After doing some research of my own, I was sickened to discover that cosmetic testing on animals is still used in some parts of the world. Although numerous bans implemented throughout the European Union since 2004 have prevented unethical testing on cosmetic products and their ingredients, a staggering 80% of the rest of world still allows cosmetics to be tested on animals. (SOURCE: Ethical Consumer)
Satisfying the needs and desires of my brides has always been of paramount importance to me and so for some time I have been investing in the wealth of vegan makeup ranges now available on the market. I am very proud to say that my bridal makeup kit is now cruelty-free and bursting at the seams with my favourite vegan-friendly brands.
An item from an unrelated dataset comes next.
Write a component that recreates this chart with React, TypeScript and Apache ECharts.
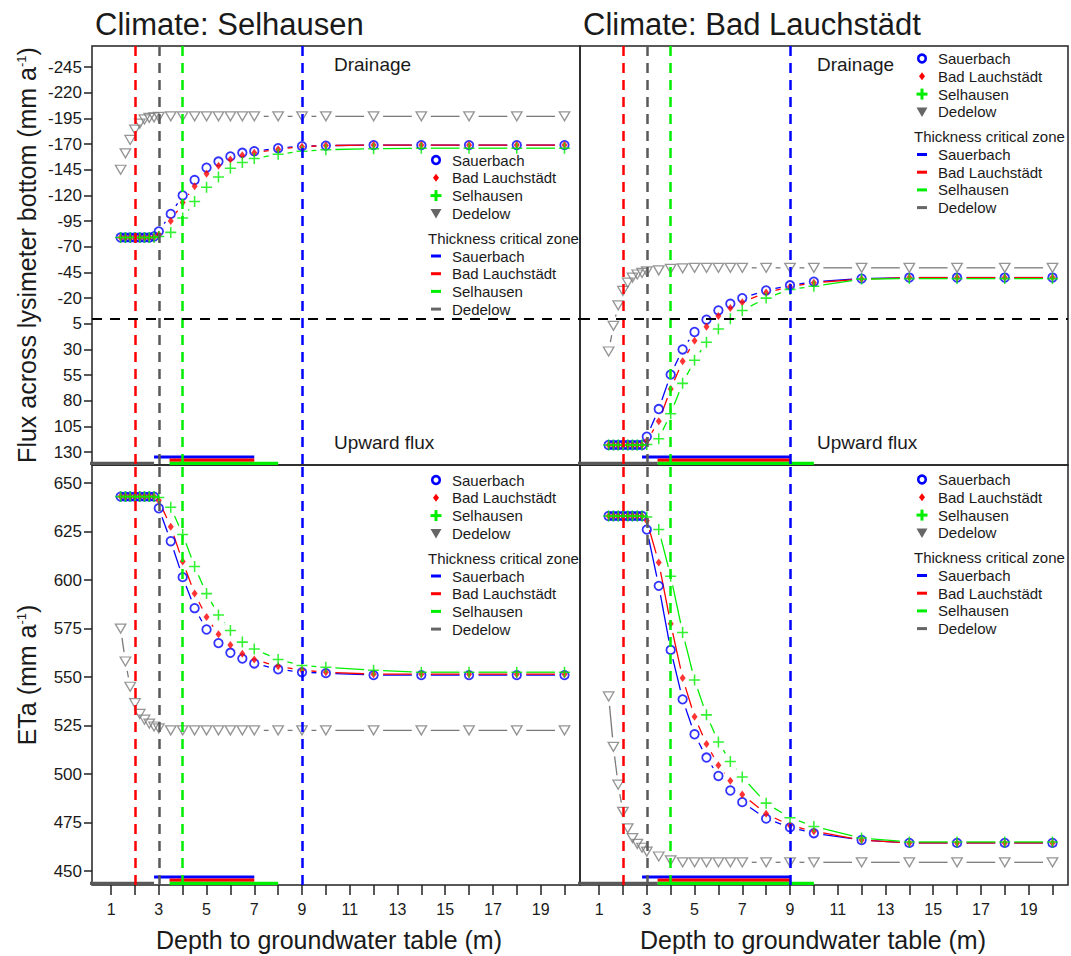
import React, { useEffect, useRef } from 'react';
import * as echarts from 'echarts';

const FONT = '"Liberation Sans", Arial, Helvetica, sans-serif';
const INK = '#1a1a1a';

// Sites: marker / line colours and the colour of their critical-zone bars
const sites = ['Sauerbach', 'Bad Lauchstädt', 'Selhausen', 'Dedelow'];
const siteColors = ['#0000ff', '#ff0000', '#00ee00', '#7a7a7a'];
const zoneColors = ['#0000ff', '#ff0000', '#00ee00', '#595959'];

// Depth (m) at which each site's dashed reference line is drawn
const criticalDepth = [9, 2, 4, 3];

// Thickness of the critical zone [from, to] (m), per site
const zoneSelhausenClimate = [[2.8, 7], [3.45, 7], [3.45, 8], [0, 2.8]];
const zoneBadLauchstaedtClimate = [[2.8, 9], [3.45, 9], [3.45, 10], [0, 3.45]];

// Depth to groundwater table (m)
const depth = [1.4, 1.6, 1.8, 2.0, 2.2, 2.4, 2.6, 2.8, 3.0, 3.5, 4.0, 4.5, 5.0, 5.5, 6.0, 6.5, 7.0, 8, 9, 10, 12, 14, 16, 18, 20];

// Axis ticks
const depthTicks = [1, 2, 3, 4, 5, 6, 7, 8, 9, 10, 11, 12, 13, 14, 15, 16, 17, 18, 19, 20];
const depthLabels = [1, 3, 5, 7, 9, 11, 13, 15, 17, 19];
const fluxTicks = [-245, -220, -195, -170, -145, -120, -95, -70, -45, -20, 5, 30, 55, 80, 105, 130];
const etaTicks = [450, 475, 500, 525, 550, 575, 600, 625, 650];

// Flux across lysimeter bottom (mm a-1), climate Selhausen
const fluxSelSauerbach = [-79, -79, -79, -79, -79, -79, -79, -80, -85, -102, -120, -135, -147, -153, -158, -161.5, -163, -166, -168, -168.5, -169, -169, -169, -169, -169];
const fluxSelBadLauchstaedt = [-79, -79, -79, -79, -79, -79, -79, -79.5, -82, -95, -113, -129, -141, -149, -155, -159, -161.5, -165, -167.5, -168.5, -169, -169, -169, -169, -169];
const fluxSelSelhausen = [-79, -79, -79, -79, -79, -79, -79, -79, -80, -84, -98, -114, -128, -138, -146.5, -152, -156, -160, -163, -164.5, -165.5, -166, -166, -166, -166];
const fluxSelDedelow = [-145, -161, -174, -184, -190, -194, -195.5, -196, -196.5, -197, -197, -197, -197, -197, -197, -197, -197, -197, -197, -197, -197, -197, -197, -197, -197];

// Flux across lysimeter bottom (mm a-1), climate Bad Lauchstädt
const fluxBLSauerbach = [123, 123, 123, 123, 123, 123, 123, 123, 115, 88, 54.5, 30, 13, 1, -8, -14.5, -20, -27.5, -32.5, -36, -39, -40, -40, -40, -40];
const fluxBLBadLauchstaedt = [123, 123, 123, 123, 123, 123, 123, 123, 119, 100, 68.5, 41.5, 21.5, 8, -2.5, -10.5, -16, -25.5, -31, -35, -38.5, -40, -40, -40, -40];
const fluxBLSelhausen = [123, 123, 123, 123, 123, 123, 123, 123, 122.5, 117, 92.5, 63, 40.5, 23, 10, 0, -8, -20, -28.5, -31.5, -38.5, -39, -39, -39, -39];
const fluxBLDedelow = [32, 7, -13, -27, -35, -40, -43, -44.5, -46, -47, -48.5, -49, -49.5, -49.5, -49.5, -49.5, -49.5, -49.5, -49.5, -49.5, -49.5, -49.5, -49.5, -49.5, -49.5];

// Actual evapotranspiration ETa (mm a-1), climate Selhausen
const etaSelSauerbach = [643, 643, 643, 643, 643, 643, 643, 643, 637, 620, 601.5, 585.5, 574.5, 567.5, 562.5, 559.5, 557, 554, 552.5, 552, 551, 551, 551, 551, 551];
const etaSelBadLauchstaedt = [643, 643, 643, 643, 643, 643, 643, 643, 641, 627.5, 609.5, 593, 581, 572, 566.5, 562, 559, 555.5, 553.5, 552.5, 551.5, 551.5, 551.5, 551.5, 551.5];
const etaSelSelhausen = [643, 643, 643, 643, 643, 643, 643, 643, 642.5, 637.5, 623.5, 607, 593, 582, 574, 568, 564.5, 559, 556, 555, 553.5, 552.5, 552.5, 552.5, 552.5];
const etaSelDedelow = [575, 558, 545, 536.5, 531, 528, 526, 524.5, 523.5, 522.5, 522.5, 522.5, 522.5, 522.5, 522.5, 522.5, 522.5, 522.5, 522.5, 522.5, 522.5, 522.5, 522.5, 522.5, 522.5];

// Actual evapotranspiration ETa (mm a-1), climate Bad Lauchstädt
const etaBLSauerbach = [633, 633, 633, 633, 633, 633, 633, 633, 626, 597, 564, 538.5, 520.5, 508.5, 499, 491.5, 485.5, 477, 472.5, 469.5, 466, 464.5, 464.5, 464.5, 464.5];
const etaBLBadLauchstaedt = [633, 633, 633, 633, 633, 633, 633, 633, 630.5, 609, 577.5, 549.5, 529.5, 515.5, 504.5, 496.5, 489.5, 479.5, 473.5, 470.5, 466, 464.5, 464.5, 464.5, 464.5];
const etaBLSelhausen = [633, 633, 633, 633, 633, 633, 633, 633, 632.5, 626, 602, 573, 548.5, 530.5, 516.5, 506.5, 498.5, 485, 477.5, 473, 467, 465, 465, 465, 465];
const etaBLDedelow = [540, 514, 494.5, 480.5, 472, 467, 464, 462, 460, 457.5, 455.5, 454.5, 454.5, 454.5, 454.5, 454.5, 454.5, 454.5, 454.5, 454.5, 454.5, 454.5, 454.5, 454.5, 454.5];

// Axis extents
const X_MIN = 0.2;
const X_MAX = 20.65;
const FLUX_MIN = -265.5;
const FLUX_MAX = 142.5;
const ETA_MIN = 442.8;
const ETA_MAX = 659.3;

const PLUS_PATH = 'path://M43,0H57V43H100V57H57V100H43V57H0V43H43Z';

const markerStyles: any[] = [
  { symbol: 'circle', symbolSize: 8.5, itemStyle: { color: 'rgba(0,0,0,0)', borderColor: '#0000ff', borderWidth: 1.8 } },
  { symbol: 'diamond', symbolSize: [6, 8], itemStyle: { color: '#ff0000' } },
  { symbol: PLUS_PATH, symbolSize: 11, itemStyle: { color: '#00ee00' } },
  { symbol: 'triangle', symbolSize: [10.5, 9], symbolRotate: 180, itemStyle: { color: 'rgba(0,0,0,0)', borderColor: '#7a7a7a', borderWidth: 1.3 } },
];

// Line between consecutive points, left open around each point
function gapLine(idx: number, xs: number[], ys: number[], color: string) {
  const data = xs.slice(0, -1).map((x, i) => [x, ys[i], xs[i + 1], ys[i + 1]]);
  return {
    type: 'custom',
    xAxisIndex: idx,
    yAxisIndex: idx,
    clip: true,
    silent: true,
    z: 2,
    encode: { x: [0, 2], y: [1, 3] },
    data,
    renderItem: (params: any, api: any) => {
      const p0 = api.coord([api.value(0), api.value(1)]);
      const p1 = api.coord([api.value(2), api.value(3)]);
      const dx = p1[0] - p0[0];
      const dy = p1[1] - p0[1];
      const d = Math.hypot(dx, dy);
      const gap = 9.5;
      if (d <= 2 * gap + 0.5) return { type: 'group', children: [] };
      const ux = dx / d;
      const uy = dy / d;
      return {
        type: 'line',
        shape: { x1: p0[0] + ux * gap, y1: p0[1] + uy * gap, x2: p1[0] - ux * gap, y2: p1[1] - uy * gap },
        style: { stroke: color, lineWidth: 1.3 },
      };
    },
  };
}

function referenceLines(isFlux: boolean) {
  const data: any[] = [];
  // red, gray, green, blue
  [1, 3, 2, 0].forEach((s) => {
    data.push({ xAxis: criticalDepth[s], lineStyle: { color: zoneColors[s], type: [10, 7], width: 2.5 } });
  });
  if (isFlux) data.push({ yAxis: 0, lineStyle: { color: '#000000', type: [10, 8], width: 2.2 } });
  return { silent: true, symbol: ['none', 'none'], label: { show: false }, animation: false, data };
}

function panelSeries(idx: number, values: number[][], zones: number[][], isFlux: boolean) {
  const out: any[] = [];
  values.forEach((ys, s) => out.push(gapLine(idx, depth, ys, siteColors[s])));
  values.forEach((ys, s) => {
    out.push({
      type: 'scatter',
      name: sites[s],
      xAxisIndex: idx,
      yAxisIndex: idx,
      data: depth.map((x, i) => [x, ys[i]]),
      ...markerStyles[s],
      z: 3,
      silent: true,
      clip: true,
      emphasis: { disabled: true },
      markLine: s === 0 ? referenceLines(isFlux) : undefined,
    });
  });
  // critical-zone bars along the bottom edge of the panel (pixel offsets from the bottom)
  const offsets = [8, 4.8, 1.6, 1.6];
  zones.forEach((zr, s) => {
    const y = isFlux
      ? FLUX_MAX - offsets[s] * (FLUX_MAX - FLUX_MIN) / 419
      : ETA_MIN + offsets[s] * (ETA_MAX - ETA_MIN) / 420;
    out.push({
      type: 'line',
      xAxisIndex: idx,
      yAxisIndex: idx,
      data: [[zr[0], y], [zr[1], y]],
      symbol: 'none',
      silent: true,
      clip: true,
      z: 4,
      lineStyle: { color: zoneColors[s], width: 3.2 },
    });
  });
  return out;
}

function txt(x: number, y: number, text: string, fontSize: number, extra: any = {}) {
  return {
    type: 'text',
    x,
    y,
    z: 10,
    silent: true,
    ...extra,
    style: {
      text,
      fontSize,
      fontFamily: FONT,
      fill: INK,
      align: extra.align || 'left',
      verticalAlign: 'middle',
      textAlign: extra.align || 'left',
      textVerticalAlign: 'middle',
      ...(extra.style || {}),
    },
  };
}

function legend(x0: number, y0: number) {
  const step = 17.8;
  const mx = x0 + 8;
  const tx = x0 + 24;
  const els: any[] = [];
  const rows1 = [0, 1, 2, 3].map((k) => y0 + k * step);
  const titleY = y0 + 78.3;
  const rows2 = [1, 2, 3, 4].map((k) => titleY + 17.7 * k);
  // marker symbols
  let y = rows1[0];
  els.push({ type: 'circle', z: 10, silent: true, shape: { cx: mx, cy: y, r: 3.8 }, style: { fill: 'none', stroke: '#0000ff', lineWidth: 2.6 } });
  y = rows1[1];
  els.push({ type: 'polygon', z: 10, silent: true, shape: { points: [[mx, y - 4], [mx + 3, y], [mx, y + 4], [mx - 3, y]] }, style: { fill: '#ff0000' } });
  y = rows1[2];
  els.push({ type: 'rect', z: 10, silent: true, shape: { x: mx - 5.5, y: y - 1.5, width: 11, height: 3 }, style: { fill: '#00ee00' } });
  els.push({ type: 'rect', z: 10, silent: true, shape: { x: mx - 1.5, y: y - 5.5, width: 3, height: 11 }, style: { fill: '#00ee00' } });
  y = rows1[3];
  els.push({ type: 'polygon', z: 10, silent: true, shape: { points: [[mx - 5.5, y - 4.5], [mx + 5.5, y - 4.5], [mx, y + 5]] }, style: { fill: '#666666' } });
  rows1.forEach((ry, s) => els.push(txt(tx, ry, sites[s], 15)));
  els.push(txt(x0, titleY, 'Thickness critical zone', 15));
  rows2.forEach((ry, s) => {
    els.push({ type: 'rect', z: 10, silent: true, shape: { x: mx - 5, y: ry - 1.5, width: 10, height: 3 }, style: { fill: s === 3 ? '#666666' : zoneColors[s] } });
    els.push(txt(tx, ry, sites[s], 15));
  });
  return els;
}

const grids = [
  { left: 92, top: 46, width: 488, height: 419 },
  { left: 580, top: 46, width: 488, height: 419 },
  { left: 92, top: 465, width: 488, height: 420 },
  { left: 580, top: 465, width: 488, height: 420 },
];

function buildOption() {
  const xAxis = grids.map((_, i) => ({
    type: 'value',
    gridIndex: i,
    min: X_MIN,
    max: X_MAX,
    splitLine: { show: false },
    axisLine: { show: false },
    axisTick: i >= 2
      ? { show: true, inside: false, length: 10, customValues: depthTicks, lineStyle: { color: '#222', width: 1.5 } }
      : { show: false },
    axisLabel: i >= 2
      ? { show: true, customValues: depthLabels, margin: 16, fontSize: 16, color: INK, fontFamily: FONT }
      : { show: false },
  }));
  const yAxis = grids.map((_, i) => {
    const isFlux = i < 2;
    const showLabels = i === 0 || i === 2;
    return {
      type: 'value',
      gridIndex: i,
      min: isFlux ? FLUX_MIN : ETA_MIN,
      max: isFlux ? FLUX_MAX : ETA_MAX,
      inverse: isFlux,
      splitLine: { show: false },
      axisLine: { show: false },
      axisTick: showLabels
        ? { show: true, inside: false, length: 8, customValues: isFlux ? fluxTicks : etaTicks, lineStyle: { color: '#222', width: 1.5 } }
        : { show: false },
      axisLabel: showLabels
        ? { show: true, customValues: isFlux ? fluxTicks : etaTicks, margin: 10, fontSize: 17, color: INK, fontFamily: FONT }
        : { show: false },
    };
  });

  const series = [
    ...panelSeries(0, [fluxSelSauerbach, fluxSelBadLauchstaedt, fluxSelSelhausen, fluxSelDedelow], zoneSelhausenClimate, true),
    ...panelSeries(1, [fluxBLSauerbach, fluxBLBadLauchstaedt, fluxBLSelhausen, fluxBLDedelow], zoneBadLauchstaedtClimate, true),
    ...panelSeries(2, [etaSelSauerbach, etaSelBadLauchstaedt, etaSelSelhausen, etaSelDedelow], zoneSelhausenClimate, false),
    ...panelSeries(3, [etaBLSauerbach, etaBLBadLauchstaedt, etaBLSelhausen, etaBLDedelow], zoneBadLauchstaedtClimate, false),
  ];

  const supRich = { sup: { fontSize: 13, fontFamily: FONT, fill: INK, verticalAlign: 'top' } };

  const graphic: any[] = [
    txt(95, 24, 'Climate: Selhausen', 31),
    txt(583, 24, 'Climate: Bad Lauchstädt', 31),
    txt(334, 64, 'Drainage', 19),
    txt(817, 64, 'Drainage', 19),
    txt(334, 442, 'Upward flux', 19),
    txt(817, 442, 'Upward flux', 19),
    txt(329, 940, 'Depth to groundwater table (m)', 25, { align: 'center' }),
    txt(813, 940, 'Depth to groundwater table (m)', 25, { align: 'center' }),
    txt(27, 255, 'Flux across lysimeter bottom (mm a{sup|-1})', 25, { align: 'center', rotation: Math.PI / 2, style: { rich: supRich } }),
    txt(27, 675, 'ETa (mm a{sup|-1})', 25, { align: 'center', rotation: Math.PI / 2, style: { rich: supRich } }),
    ...legend(428, 160),
    ...legend(914, 58.5),
    ...legend(428, 480),
    ...legend(914, 479.5),
  ];

  return {
    animation: false,
    backgroundColor: '#ffffff',
    textStyle: { fontFamily: FONT },
    grid: grids.map((g) => ({
      ...g,
      show: true,
      borderColor: '#222222',
      borderWidth: 1.5,
      backgroundColor: 'rgba(0,0,0,0)',
      containLabel: false,
      outerBoundsMode: 'none',
    })),
    xAxis,
    yAxis,
    series,
    graphic,
  };
}

export default function App() {
  const ref = useRef<HTMLDivElement>(null);
  useEffect(() => {
    if (!ref.current) return;
    const chart = echarts.init(ref.current, undefined, { renderer: 'svg' });
    chart.setOption(buildOption() as any);
    return () => chart.dispose();
  }, []);
  return (
    <div
      ref={ref}
      style={{ position: 'absolute', left: 0, top: 0, width: 1071, height: 956, background: '#fff' }}
    />
  );
}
There are so many different benefits to choosing these ranges for your own makeup collection and most importantly for your big day, but here are my Top 10 motivations for going vegan:
✅ Animal rights – these ranges are produced without any harm to animals and do not contain any animal ingredients
✅ They contain less ingredients and are free from harsh parabens and lanolin, so these products promote happy, healthy and beautifully conditioned skin
✅ There are lots of vegan options on the market that achieve exactly the same look as their non-vegan alternatives
✅ They are friendly on your purse – CMA recommends: Superdrug B.Cosmetics for an excellent value vegan range
✅ 60% of your skin absorbs any products you apply, so by going vegan you are nourishing your skin rather than clogging your pores with animal bi-products. Did you know: lanolin is a fat derived from sheep’s wool?
✅ Most vegan makeup is rich with extra vitamins A, C and E to nourish skin
✅ Vegan makeup is ideal for sensitive or acne-prone skin – avoid any unwelcome breakouts in the run up to your big day!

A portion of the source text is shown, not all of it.